One of the consequences of changes in culture and its affect on the church is that it is hard, in many places, to get believers to attend meetings other than Sunday morning. Some assemblies that still have a Sunday evening meeting find that the numbers are a small percentage of the morning crowd.
In most places where I preach Sunday evenings, the audience is smaller and tends to be mostly older saints perhaps joined by one parent from families with young children.
How do we respond?
These changes are not good news for local churches, which includes nearly all types and sizes in North America. There may be some assemblies where this is not an issue.
There are many that have done away with the Sunday evening meetings (not a biblical issue). Others struggle with this and wonder how to respond.
Thinking outside the box
The lack of interest for many individuals may be a reflection of the state of their spiritual life and the depth of their commitment. Knowing that fact and that the problem does exist does not solve the issue. Assemblies that face this must “think outside the box”.
There may be value in continuing for the sake of the saints who do attend but with careful thought to the type and purpose of the ministry. There may be a creative alternative. One that generates interest and that leads to greater involvement in the meeting.
These are not biblical issues
It is worth considering that there is nothing sacred or scriptural about the number of meetings, the time, the format, or the structure. For one hundred years, all assemblies functioned in the same way, a pattern that developed in previous eras and became the tradition for all to follow.

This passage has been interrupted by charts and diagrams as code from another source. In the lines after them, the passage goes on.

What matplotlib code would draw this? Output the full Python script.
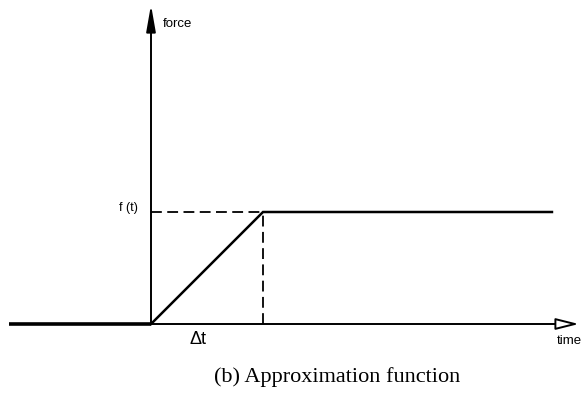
import matplotlib
matplotlib.use("Agg")
import matplotlib.pyplot as plt

# ステップ入力の近似関数（ランプ → 一定）
t_base = [-1.27, 0.0]        # t < 0 の区間
f_base = [0.0, 0.0]
t_ramp = [0.0, 1.0, 3.58]    # 0 → Δt でランプ，その後一定
f_ramp = [0.0, 1.0, 1.0]
DT = 1.0                     # Δt
F_LEVEL = 1.0                # f(t)

# 軸の長さ（矢印の先端）
T_AXIS_END = 3.82
F_AXIS_END = 2.85

fig = plt.figure(figsize=(5.81, 3.97), dpi=100)
ax = fig.add_axes([0, 0, 1, 1])
ax.set_xlim(-151 / 112, 430 / 112)
ax.set_ylim(-73 / 112, 324 / 112)
ax.axis('off')

# 軸
ax.annotate('', xy=(0, F_AXIS_END), xytext=(0, 0),
            arrowprops=dict(arrowstyle='-|>,head_length=1.6,head_width=0.28',
                            color='black', lw=1.4, shrinkA=0, shrinkB=0))
ax.annotate('', xy=(T_AXIS_END, 0), xytext=(0, 0),
            arrowprops=dict(arrowstyle='-|>,head_length=1.4,head_width=0.35',
                            facecolor='white', edgecolor='black', lw=1.4,
                            shrinkA=0, shrinkB=0))

# 関数
ax.plot(t_base, f_base, color='black', lw=2.6, solid_capstyle='butt')
ax.plot(t_ramp, f_ramp, color='black', lw=1.8, solid_joinstyle='miter')

# 補助線（破線）
ax.plot([0, DT], [F_LEVEL, F_LEVEL], color='black', lw=1.3, ls=(0, (6, 3)))
ax.plot([DT, DT], [0, F_LEVEL], color='black', lw=1.3, ls=(0, (6, 3)))

# ラベル
ax.text(0.107, 2.68, 'force', fontsize=9.5, family='Liberation Sans',
        ha='left', va='center')
ax.text(-0.116, 1.04, 'f (t)', fontsize=9, family='Liberation Sans',
        ha='right', va='center')
ax.text(0.42, -0.134, '\u0394t', fontsize=13, family='Liberation Sans',
        ha='center', va='center')
ax.text(3.625, -0.152, 'time', fontsize=9.5, family='Liberation Sans',
        ha='left', va='center')

fig.text(0.58, 0.05, '(b) Approximation function', fontsize=16,
         family='Liberation Serif', ha='center', va='center')

fig.savefig('out.png', dpi=100)
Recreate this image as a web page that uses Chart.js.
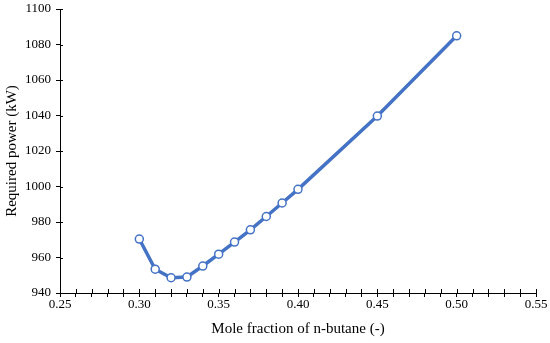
<!DOCTYPE html>
<html>
<head>
<meta charset="utf-8">
<script src="https://cdn.jsdelivr.net/npm/chart.js@4.4.0/dist/chart.umd.min.js"></script>
<style>
  html, body { margin: 0; padding: 0; background: #fff; }
  #wrap { width: 550px; height: 343px; }
</style>
</head>
<body>
<div id="wrap"><canvas id="chart"></canvas></div>
<script>
// mole fraction of n-butane (-)
var moleFraction = [0.30, 0.31, 0.32, 0.33, 0.34, 0.35, 0.36, 0.37, 0.38, 0.39, 0.40, 0.45, 0.50];
// required power (kW)
var requiredPower = [970.4, 953.4, 948.6, 949.0, 955.2, 961.9, 968.7, 975.6, 983.1, 990.7, 998.4, 1039.7, 1084.9];

var xMin = 0.25, xMax = 0.55, xMinorStep = 0.01, xMajorEvery = 5;
var yMin = 940, yMax = 1100, yStep = 20;

var punkti = moleFraction.map(function (x, i) {
    return { x: x, y: requiredPower[i] };
});

// ticks cross the axis line: draw the inner part here
var unutarnjiTickovi = {
    id: 'unutarnjiTickovi',
    afterDraw: function (chart) {
        var ctx = chart.ctx;
        var area = chart.chartArea;
        var sx = chart.scales.x, sy = chart.scales.y;
        ctx.save();
        ctx.strokeStyle = '#000';
        ctx.lineWidth = 1;
        ctx.beginPath();
        sx.ticks.forEach(function (t) {
            var px = Math.round(sx.getPixelForValue(t.value)) + 0.5;
            ctx.moveTo(px, area.bottom);
            ctx.lineTo(px, area.bottom - 4);
        });
        sy.ticks.forEach(function (t) {
            var py = Math.round(sy.getPixelForValue(t.value)) + 0.5;
            ctx.moveTo(area.left, py);
            ctx.lineTo(area.left + 3, py);
        });
        ctx.stroke();
        ctx.restore();
    }
};

var fontTimes = "'Liberation Serif', 'Times New Roman', serif";

var ctx = document.getElementById('chart').getContext('2d');
var myLineChart = new Chart(ctx, {
    type: 'line',
    data: {
        datasets: [{
            data: punkti,
            borderColor: '#4472C4',
            borderWidth: 3.5,
            pointRadius: 4,
            pointBackgroundColor: '#fff',
            pointBorderColor: '#4472C4',
            pointBorderWidth: 1.5,
            tension: 0
        }]
    },
    options: {
        responsive: true,
        maintainAspectRatio: false,
        animation: false,
        layout: { padding: { top: 9, right: 14, left: 3, bottom: 0 } },
        plugins: {
            legend: { display: false },
            tooltip: { enabled: false }
        },
        scales: {
            x: {
                type: 'linear',
                min: xMin,
                max: xMax,
                afterBuildTicks: function (scale) {
                    var t = [];
                    var n = Math.round((xMax - xMin) / xMinorStep);
                    for (var i = 0; i <= n; i++) {
                        t.push({ value: +(xMin + i * xMinorStep).toFixed(2) });
                    }
                    scale.ticks = t;
                },
                afterFit: function (scale) { scale.height = 50; },
                ticks: {
                    autoSkip: false,
                    maxRotation: 0,
                    padding: 0,
                    color: '#000',
                    font: { family: fontTimes, size: 13 },
                    callback: function (v) {
                        return Math.round(v * 100) % xMajorEvery === 0 ? v.toFixed(2) : '';
                    }
                },
                grid: { drawOnChartArea: false, tickLength: 4, color: '#000' },
                border: { color: '#000', width: 1 },
                title: {
                    display: true,
                    text: 'Mole fraction of n-butane (-)',
                    color: '#000',
                    font: { family: fontTimes, size: 15 },
                    padding: { top: 0, bottom: 5 }
                }
            },
            y: {
                min: yMin,
                max: yMax,
                afterFit: function (scale) {
                    scale.width = 57;
                    scale.paddingTop = 0;
                    scale.paddingBottom = 0;
                },
                ticks: {
                    stepSize: yStep,
                    padding: 5,
                    color: '#000',
                    font: { family: fontTimes, size: 13 },
                    callback: function (v) { return String(v); }
                },
                grid: { drawOnChartArea: false, tickLength: 4, color: '#000' },
                border: { color: '#000', width: 1 },
                title: {
                    display: true,
                    text: 'Required power (kW)',
                    color: '#000',
                    font: { family: fontTimes, size: 15 },
                    padding: { top: 0, bottom: 2 }
                }
            }
        }
    },
    plugins: [unutarnjiTickovi]
});
</script>
</body>
</html>
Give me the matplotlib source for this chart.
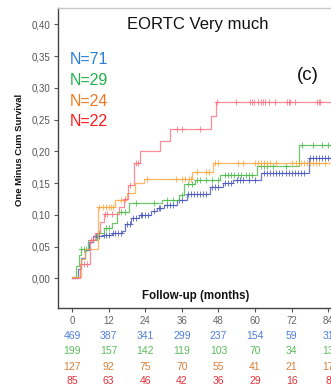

The Bible is clear on why we meet, the need for order, but it is silent on these other issues.
Considering other perspectives
In these articles, I am not offering solutions I am merely trying to highlight some of the changes that have and are taking place. There are other issues that are not covered by a “word from the Lord’ (the Bible) leaving local churches to determine their own course of action.
One of the greatest dangers is that men who are old and perhaps out of touch make decisions based on their perspective. Equally dangerous are decisions based on a “pragmatic response” that violate clear instruction with regard to ‘church order” and “divine purpose”.
We need to work together and be sensitive to the Spirit and not push each other away with personal opinions and preferences.